Supplied data —
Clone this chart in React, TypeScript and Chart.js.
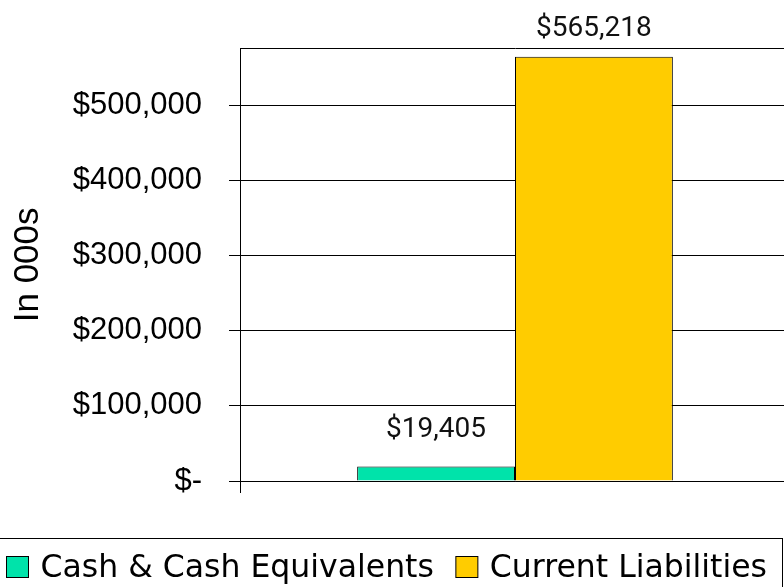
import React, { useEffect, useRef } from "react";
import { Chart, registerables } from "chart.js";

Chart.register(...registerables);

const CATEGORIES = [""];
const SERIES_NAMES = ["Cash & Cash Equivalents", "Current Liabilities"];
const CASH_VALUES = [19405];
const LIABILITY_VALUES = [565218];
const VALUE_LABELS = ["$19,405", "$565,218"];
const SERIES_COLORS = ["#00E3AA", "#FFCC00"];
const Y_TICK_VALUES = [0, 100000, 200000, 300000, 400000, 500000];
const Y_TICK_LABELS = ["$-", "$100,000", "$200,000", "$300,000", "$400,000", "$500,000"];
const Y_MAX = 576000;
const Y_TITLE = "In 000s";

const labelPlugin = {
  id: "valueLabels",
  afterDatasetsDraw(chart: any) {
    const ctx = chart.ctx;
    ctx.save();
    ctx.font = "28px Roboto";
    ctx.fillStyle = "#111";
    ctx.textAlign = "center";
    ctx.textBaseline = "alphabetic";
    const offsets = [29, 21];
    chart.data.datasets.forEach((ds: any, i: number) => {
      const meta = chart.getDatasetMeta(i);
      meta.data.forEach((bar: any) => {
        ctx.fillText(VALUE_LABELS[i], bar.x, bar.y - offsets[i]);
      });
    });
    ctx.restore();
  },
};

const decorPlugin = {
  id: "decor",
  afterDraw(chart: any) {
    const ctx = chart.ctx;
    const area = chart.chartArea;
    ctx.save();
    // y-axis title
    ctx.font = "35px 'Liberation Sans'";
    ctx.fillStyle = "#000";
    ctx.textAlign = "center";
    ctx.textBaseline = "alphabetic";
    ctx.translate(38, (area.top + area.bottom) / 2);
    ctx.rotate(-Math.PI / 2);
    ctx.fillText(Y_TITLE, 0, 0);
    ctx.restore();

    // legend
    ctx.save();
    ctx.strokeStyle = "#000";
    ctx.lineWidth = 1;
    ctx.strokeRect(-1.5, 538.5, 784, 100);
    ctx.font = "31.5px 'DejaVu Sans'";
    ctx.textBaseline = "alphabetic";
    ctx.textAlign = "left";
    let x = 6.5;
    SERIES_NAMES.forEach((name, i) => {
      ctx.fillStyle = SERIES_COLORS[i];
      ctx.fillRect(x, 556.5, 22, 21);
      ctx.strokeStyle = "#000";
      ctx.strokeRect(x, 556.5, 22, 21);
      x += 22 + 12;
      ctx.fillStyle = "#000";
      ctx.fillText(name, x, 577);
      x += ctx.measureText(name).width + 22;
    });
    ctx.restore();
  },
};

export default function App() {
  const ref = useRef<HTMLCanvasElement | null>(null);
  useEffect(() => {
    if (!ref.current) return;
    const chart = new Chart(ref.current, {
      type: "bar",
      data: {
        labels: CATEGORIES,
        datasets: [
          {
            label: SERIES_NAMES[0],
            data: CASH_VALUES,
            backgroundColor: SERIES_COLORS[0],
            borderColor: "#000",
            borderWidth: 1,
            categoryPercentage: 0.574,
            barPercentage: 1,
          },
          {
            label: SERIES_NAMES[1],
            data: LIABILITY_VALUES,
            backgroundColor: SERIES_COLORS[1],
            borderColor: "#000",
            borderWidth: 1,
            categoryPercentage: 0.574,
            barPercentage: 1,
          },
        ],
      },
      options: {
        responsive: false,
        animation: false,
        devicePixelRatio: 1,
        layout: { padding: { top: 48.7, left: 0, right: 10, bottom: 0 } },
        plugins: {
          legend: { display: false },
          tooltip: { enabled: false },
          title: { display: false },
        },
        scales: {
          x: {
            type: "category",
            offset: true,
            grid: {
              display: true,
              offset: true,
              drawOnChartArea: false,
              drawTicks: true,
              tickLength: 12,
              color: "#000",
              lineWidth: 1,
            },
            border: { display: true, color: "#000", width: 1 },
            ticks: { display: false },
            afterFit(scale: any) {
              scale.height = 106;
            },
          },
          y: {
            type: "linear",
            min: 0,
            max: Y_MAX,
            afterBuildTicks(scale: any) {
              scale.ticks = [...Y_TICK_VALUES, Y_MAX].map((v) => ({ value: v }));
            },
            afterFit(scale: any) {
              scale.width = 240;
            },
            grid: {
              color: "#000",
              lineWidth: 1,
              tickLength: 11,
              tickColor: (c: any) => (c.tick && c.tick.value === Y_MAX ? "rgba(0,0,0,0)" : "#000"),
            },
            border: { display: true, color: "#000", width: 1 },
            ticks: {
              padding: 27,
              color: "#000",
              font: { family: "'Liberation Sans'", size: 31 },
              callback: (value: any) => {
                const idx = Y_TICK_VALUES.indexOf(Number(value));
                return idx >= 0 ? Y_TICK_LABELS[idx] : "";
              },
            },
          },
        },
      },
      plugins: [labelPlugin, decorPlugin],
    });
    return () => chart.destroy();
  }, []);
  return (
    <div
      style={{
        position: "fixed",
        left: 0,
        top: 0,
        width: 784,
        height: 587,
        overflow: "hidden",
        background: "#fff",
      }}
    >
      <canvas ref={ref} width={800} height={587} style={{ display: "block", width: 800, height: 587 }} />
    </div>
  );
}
---
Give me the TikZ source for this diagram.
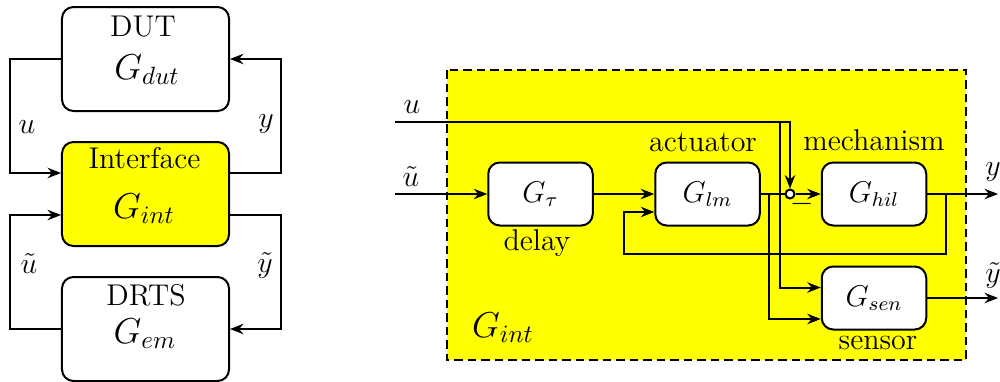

Directions for this task — In the listing above, find the line containing "Clone this chart" and the line containing "Chart.register(...registerables);", then output those two lines and everything between them exactly as written, without the images.

Task response —
Clone this chart in React, TypeScript and Chart.js.
import React, { useEffect, useRef } from "react";
import { Chart, registerables } from "chart.js";

Chart.register(...registerables);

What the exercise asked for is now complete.